Goal —
Retype nothing but the lines from the start of the material up to and including the line with "zorder=4, legend=False)". Pictures don't belong in the copy.

Data excerpt —
---

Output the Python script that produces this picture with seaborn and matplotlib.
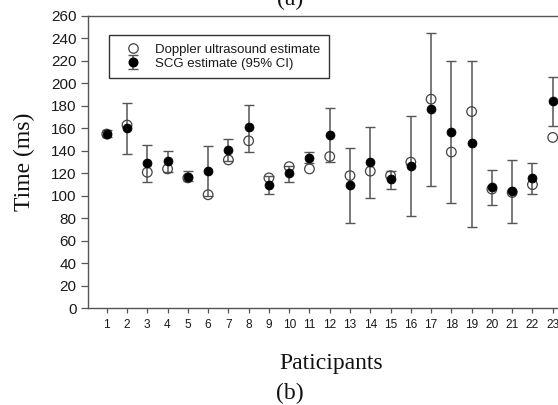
import numpy as np
import pandas as pd
import matplotlib
matplotlib.use("Agg")
import matplotlib.pyplot as plt
from matplotlib.lines import Line2D
import seaborn as sns

# Per-participant ejection timing estimates (ms)
participants = list(range(1, 24))
doppler = [155, 163, 121, 124, 116, 101, 132, 149, 116, 126, 124, 135,
           118, 122, 118, 130, 186, 139, 175, 106, 103, 110, 152]
scg = [155, 160, 129, 131, 117, 122, 141, 161, 110, 120, 134, 154,
       110, 130, 115, 127, 177, 157, 147, 108, 104, 116, 184]
scg_lo = [152, 137, 112, 121, 113, 100, 131, 139, 102, 112, 129, 130,
          76, 98, 106, 82, 109, 94, 72, 92, 76, 102, 162]
scg_hi = [159, 183, 145, 140, 122, 144, 151, 181, 118, 127, 139, 178,
          143, 161, 122, 171, 245, 220, 220, 123, 132, 129, 206]
y_ticks = list(range(0, 261, 20))

df = pd.DataFrame({"participant": participants, "doppler": doppler,
                   "scg": scg, "lo": scg_lo, "hi": scg_hi})

sns.set_theme(style="white")
plt.rcParams["font.family"] = ["Liberation Sans", "DejaVu Sans"]

W, H = 558, 405
fig = plt.figure(figsize=(W / 100, H / 100), dpi=100)
left, right, top, bottom = 88.3, 560.0, 16.0, 308.3
ax = fig.add_axes([left / W, 1 - bottom / H, (right - left) / W, (bottom - top) / H])

grey = "#555555"

# Doppler estimates: open circles
sns.scatterplot(data=df, x="participant", y="doppler", ax=ax, marker="o",
                s=48, facecolors="none", edgecolor="#444444", linewidth=0.9,
                zorder=3, legend=False)

# SCG 95% confidence intervals
yerr = np.vstack([df["scg"] - df["lo"], df["hi"] - df["scg"]])
ax.errorbar(df["participant"], df["scg"], yerr=yerr, fmt="none",
            ecolor=grey, elinewidth=1.1, capsize=3.3, capthick=1.0, zorder=2)

# SCG point estimates: filled circles
sns.scatterplot(data=df, x="participant", y="scg", ax=ax, marker="o",
                s=42, color="black", edgecolor="black", linewidth=0.5,
                zorder=4, legend=False)

ax.set_xlim(0.09, 23.36)
ax.set_ylim(0, 260)
ax.set_xticks(participants)
ax.set_yticks(y_ticks)
ax.tick_params(axis="y", direction="out", length=5, width=0.9, color=grey,
               pad=3.5, labelsize=11, labelcolor="#1a1a1a", left=True)
ax.tick_params(axis="x", direction="out", length=3.6, width=0.9, color=grey,
               pad=4, labelsize=8.6, labelcolor="#1a1a1a", bottom=True)

for side in ["left", "bottom", "top"]:
    ax.spines[side].set_color(grey)
    ax.spines[side].set_linewidth(1.0)
ax.spines["right"].set_visible(False)

serif = ["Liberation Serif", "DejaVu Serif"]
ax.set_ylabel("Time (ms)", family=serif, fontsize=17, color="#111111", va="center")
ax.yaxis.set_label_coords((24 - left) / (right - left), 0.5)
ax.set_xlabel("Paticipants", family=serif, fontsize=17, color="#111111", va="center")
ax.xaxis.set_label_coords((331 - left) / (right - left), -(364 - bottom) / (bottom - top))

fig.text(290 / W, 1 - 393 / H, "(b)", family=serif, fontsize=17,
         ha="center", va="center", color="#111111")
fig.text(290 / W, 1 - 5 / H, "(a)", family=serif, fontsize=17,
         ha="center", va="baseline", color="#111111")

# Legend
h_dop = Line2D([], [], linestyle="none", marker="o", markersize=6.8,
               markerfacecolor="none", markeredgecolor="#444444", markeredgewidth=0.9)
h_scg = ax.errorbar([np.nan], [np.nan], yerr=[[1], [1]], fmt="o", color="black",
                    markersize=6.2, ecolor=grey, elinewidth=1.1, capsize=3.3)
leg = ax.legend([h_dop, h_scg], ["Doppler ultrasound estimate", "SCG estimate (95% CI)"],
                loc="upper left", bbox_to_anchor=(108.7 / W, 1 - 35 / H),
                bbox_transform=fig.transFigure, borderaxespad=0, frameon=True,
                fancybox=False, edgecolor="#333333", framealpha=1,
                fontsize=9.5, borderpad=0.65, handlelength=2.33, handletextpad=0.53,
                labelspacing=0.12)
leg.get_frame().set_linewidth(1.0)
for t in leg.get_texts():
    t.set_color("#1a1a1a")

fig.savefig("out.png", dpi=100)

---

Task response —
Output the Python script that produces this picture with seaborn and matplotlib.
import numpy as np
import pandas as pd
import matplotlib
matplotlib.use("Agg")
import matplotlib.pyplot as plt
from matplotlib.lines import Line2D
import seaborn as sns

# Per-participant ejection timing estimates (ms)
participants = list(range(1, 24))
doppler = [155, 163, 121, 124, 116, 101, 132, 149, 116, 126, 124, 135,
           118, 122, 118, 130, 186, 139, 175, 106, 103, 110, 152]
scg = [155, 160, 129, 131, 117, 122, 141, 161, 110, 120, 134, 154,
       110, 130, 115, 127, 177, 157, 147, 108, 104, 116, 184]
scg_lo = [152, 137, 112, 121, 113, 100, 131, 139, 102, 112, 129, 130,
          76, 98, 106, 82, 109, 94, 72, 92, 76, 102, 162]
scg_hi = [159, 183, 145, 140, 122, 144, 151, 181, 118, 127, 139, 178,
          143, 161, 122, 171, 245, 220, 220, 123, 132, 129, 206]
y_ticks = list(range(0, 261, 20))

df = pd.DataFrame({"participant": participants, "doppler": doppler,
                   "scg": scg, "lo": scg_lo, "hi": scg_hi})

sns.set_theme(style="white")
plt.rcParams["font.family"] = ["Liberation Sans", "DejaVu Sans"]

W, H = 558, 405
fig = plt.figure(figsize=(W / 100, H / 100), dpi=100)
left, right, top, bottom = 88.3, 560.0, 16.0, 308.3
ax = fig.add_axes([left / W, 1 - bottom / H, (right - left) / W, (bottom - top) / H])

grey = "#555555"

# Doppler estimates: open circles
sns.scatterplot(data=df, x="participant", y="doppler", ax=ax, marker="o",
                s=48, facecolors="none", edgecolor="#444444", linewidth=0.9,
                zorder=3, legend=False)

# SCG 95% confidence intervals
yerr = np.vstack([df["scg"] - df["lo"], df["hi"] - df["scg"]])
ax.errorbar(df["participant"], df["scg"], yerr=yerr, fmt="none",
            ecolor=grey, elinewidth=1.1, capsize=3.3, capthick=1.0, zorder=2)

# SCG point estimates: filled circles
sns.scatterplot(data=df, x="participant", y="scg", ax=ax, marker="o",
                s=42, color="black", edgecolor="black", linewidth=0.5,
                zorder=4, legend=False)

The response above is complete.